En clôture d’un colloque à l’Académie, les doyens de facultés de médecine ont proposé ce jeudi la création d'un « service médical national ». Ce contrat d'un an, à destination des jeunes médecins tout juste thésés, les enverrait exercer dans un territoire sous-doté en praticiens, a expliqué le Pr Benoît Veber, président de la Conférence des doyens de médecine. Sans préciser clairement si le dispositif serait uniquement basé sur le volontariat.
« Quand un jeune médecin a sa thèse en poche, il pourrait contractualiser un an, être rémunéré – et peut-être bien rémunéré ! – pour aller exercer dans la région qui l'a formé, par exemple dans un territoire sous-dense », a exposé le Pr Veber. Ce serait « une façon de rentrer dans la mission de médecin et de rendre à la Nation ce qu'elle lui a donné », a-t-il ajouté.
Ce n'est pas quelque chose qui a été déjà discuté avec le gouvernement, mais on va s'y atteler
Pr Benoît Veber
Co-construction avec les juniors
Pour autant, « ce n'est pas quelque chose qui a déjà été discuté avec le gouvernement, mais on va s'y atteler », a précisé le patron des doyens. Cette nouvelle proposition est une façon claire pour les universitaires de marquer le terrain sur un dossier extrêmement sensible, celui du juste dosage entre incitation et contrainte à l’installation pour combattre les déserts médicaux. Les doyens ont décidé de sortir du bois notamment pour éviter d'éventuelles mesures contraignantes sur l'installation des jeunes médecins, que certains députés, dans tous les groupes politiques, voudraient instaurer face à la désertification médicale dans certains territoires.
« Les jeunes ont très bien compris que cette coercition dont on entend parler va finir par leur être imposée, à cause d'un système (le numerus clausus) qui a été créé quand ils n’étaient pas nés », a expliqué le Pr Patrice Diot, doyen honoraire de la faculté de médecine de Tours. « Ils sont par nature généreux, ils sont à mon avis ouverts » à ce service médical national, mais « il faut le co-construire avec eux », a-t-il estimé.
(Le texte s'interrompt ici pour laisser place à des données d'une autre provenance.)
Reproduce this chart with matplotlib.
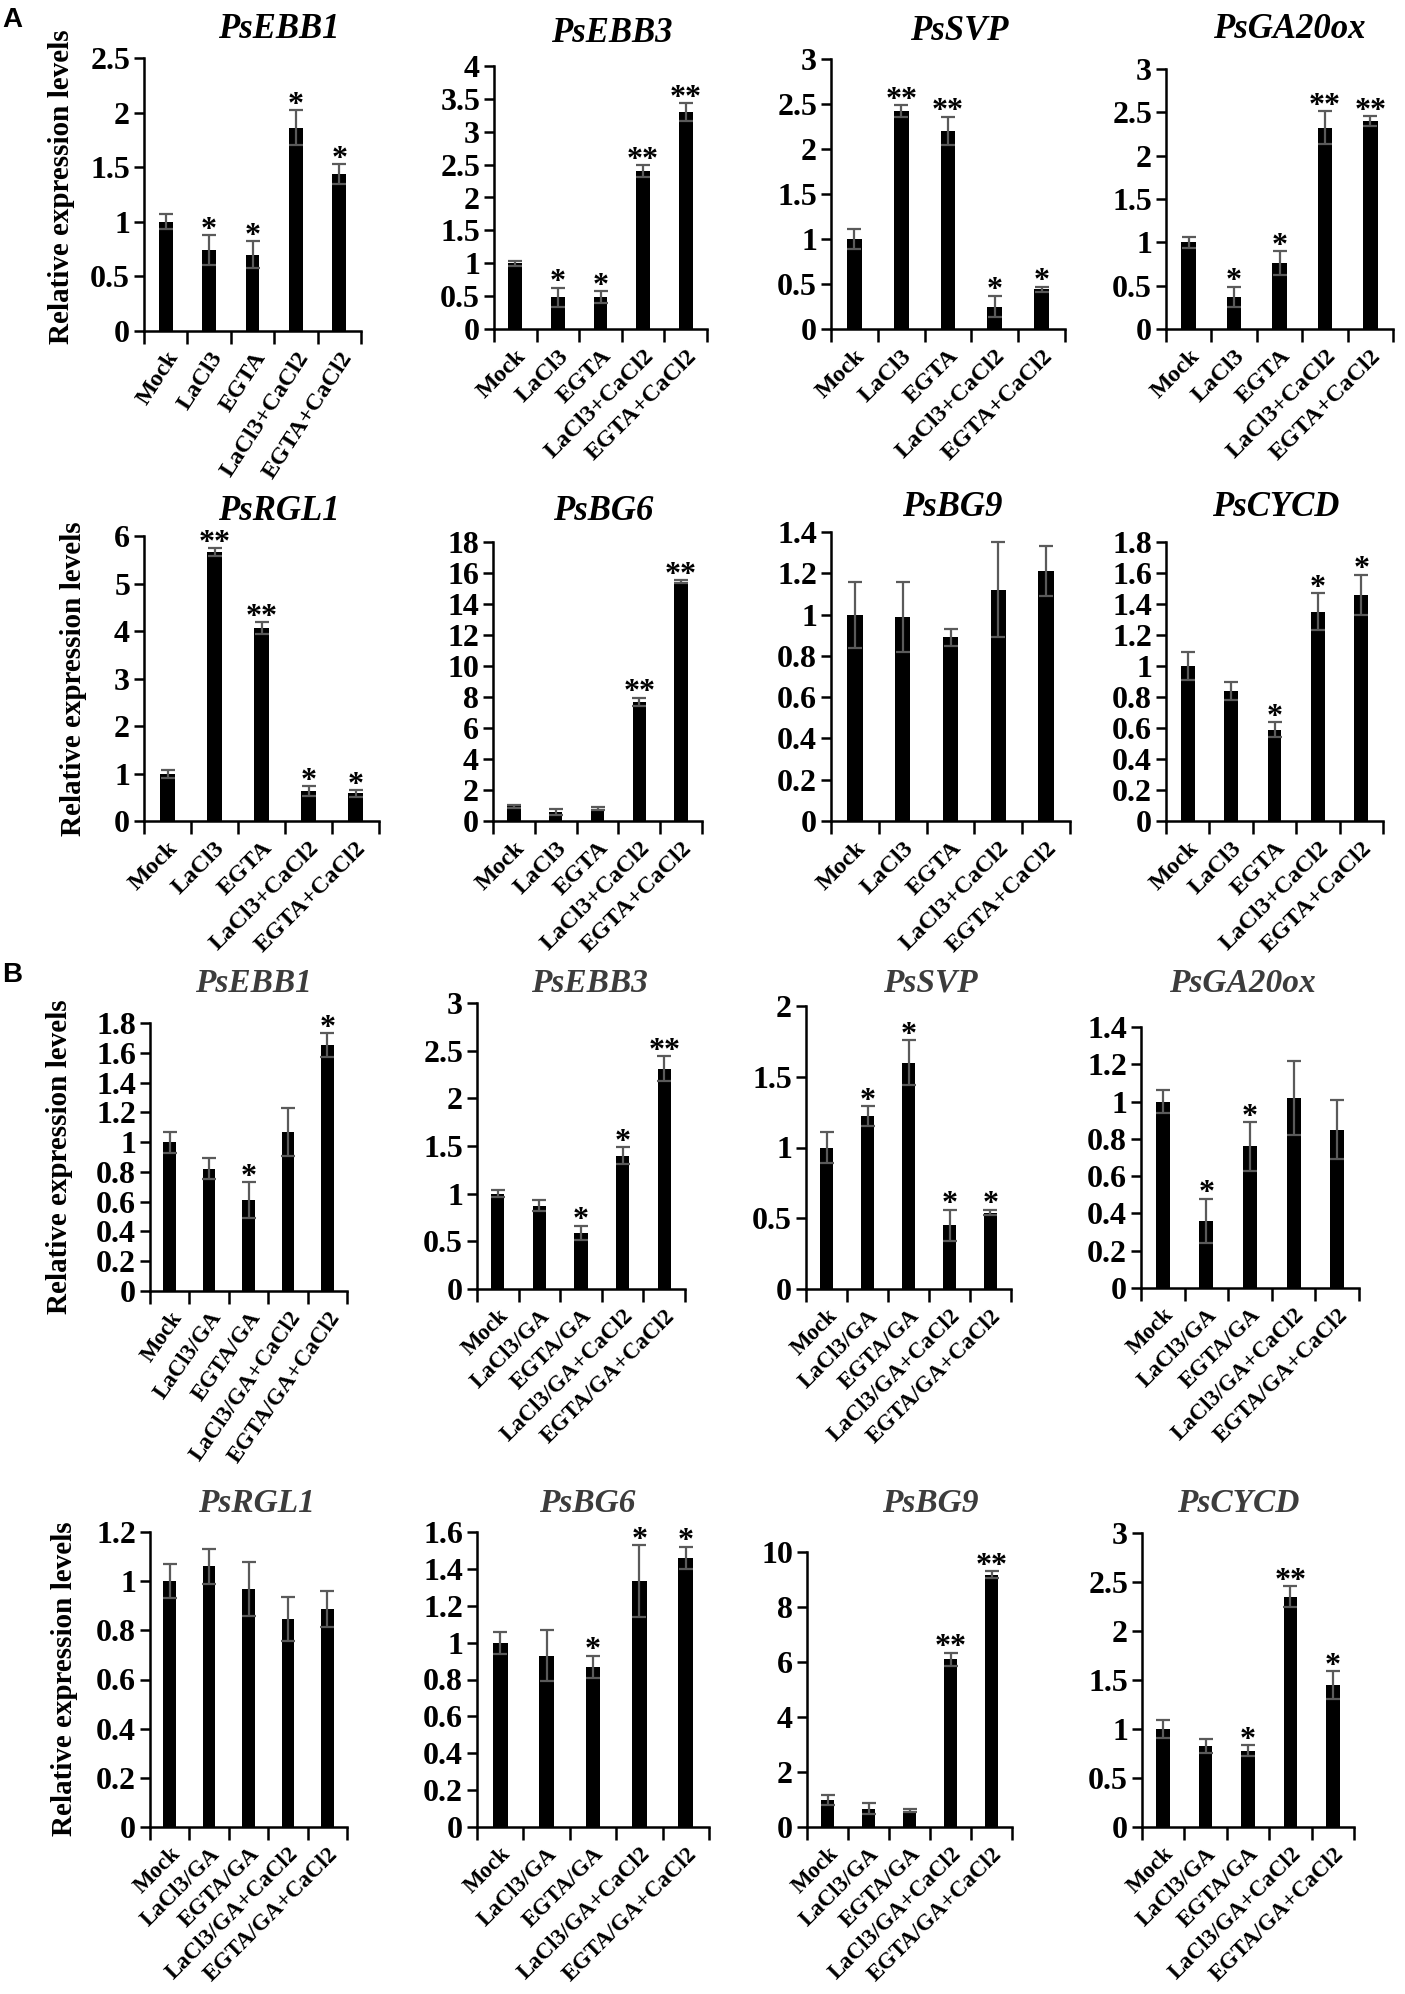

Pas si simple… Parmi les intervenants, le Dr Raphaël Dachicourt, président du Regroupement autonome des généralistes jeunes installés et remplaçants (Reagjir), émet déjà quelques bémols. « Ce n’est pas la première fois que l’Académie pousse vers ce service national. Mais nous n’avions pas été associés à cette annonce », recadre -t-il, sans rejeter l’idée par principe… tant qu’elle repose sur le volontariat. « Nous resterons vigilants quant à un éventuel glissement vers la contrainte », prévient-il. Pour autant, le jeune généraliste estime que ce service national ne résoudrait pas le fond du problème. « Ce n’est pas un turn-over de médecins chaque année dans les zones sous-dotées qui permettra à la population d’avoir un médecin de famille installé de façon pérenne », analyse le Dr Dachicourt.
À noter que ce « service médical national » d’un an préconisé par les doyens diffère du « programme Hippocrate » mis en avant début octobre par le Premier ministre Michel Barnier. Le projet des doyens cible en effet les jeunes médecins diplômés et non les internes français ou étrangers, qui sont au cœur du programme d'engagement volontaire évoqué par le Premier ministre.
Mis devant le fait accompli, les internes grincent des dents
« Nous sommes assez énervés face à l’annonce des doyens présentant les internes comme étant déjà favorables à la création d’un service médical national », s’agace le président de l’Isni, Killian L’helgouarc'h, pris de court par cette annonce, qui s’interroge sur les modalités du dispositif. « Ce n’était vraiment pas très clair hier. Reposera-t-il véritablement sur la base du volontariat ? Quels en seront concrètement les propositions incitatives ? », relève-t-il.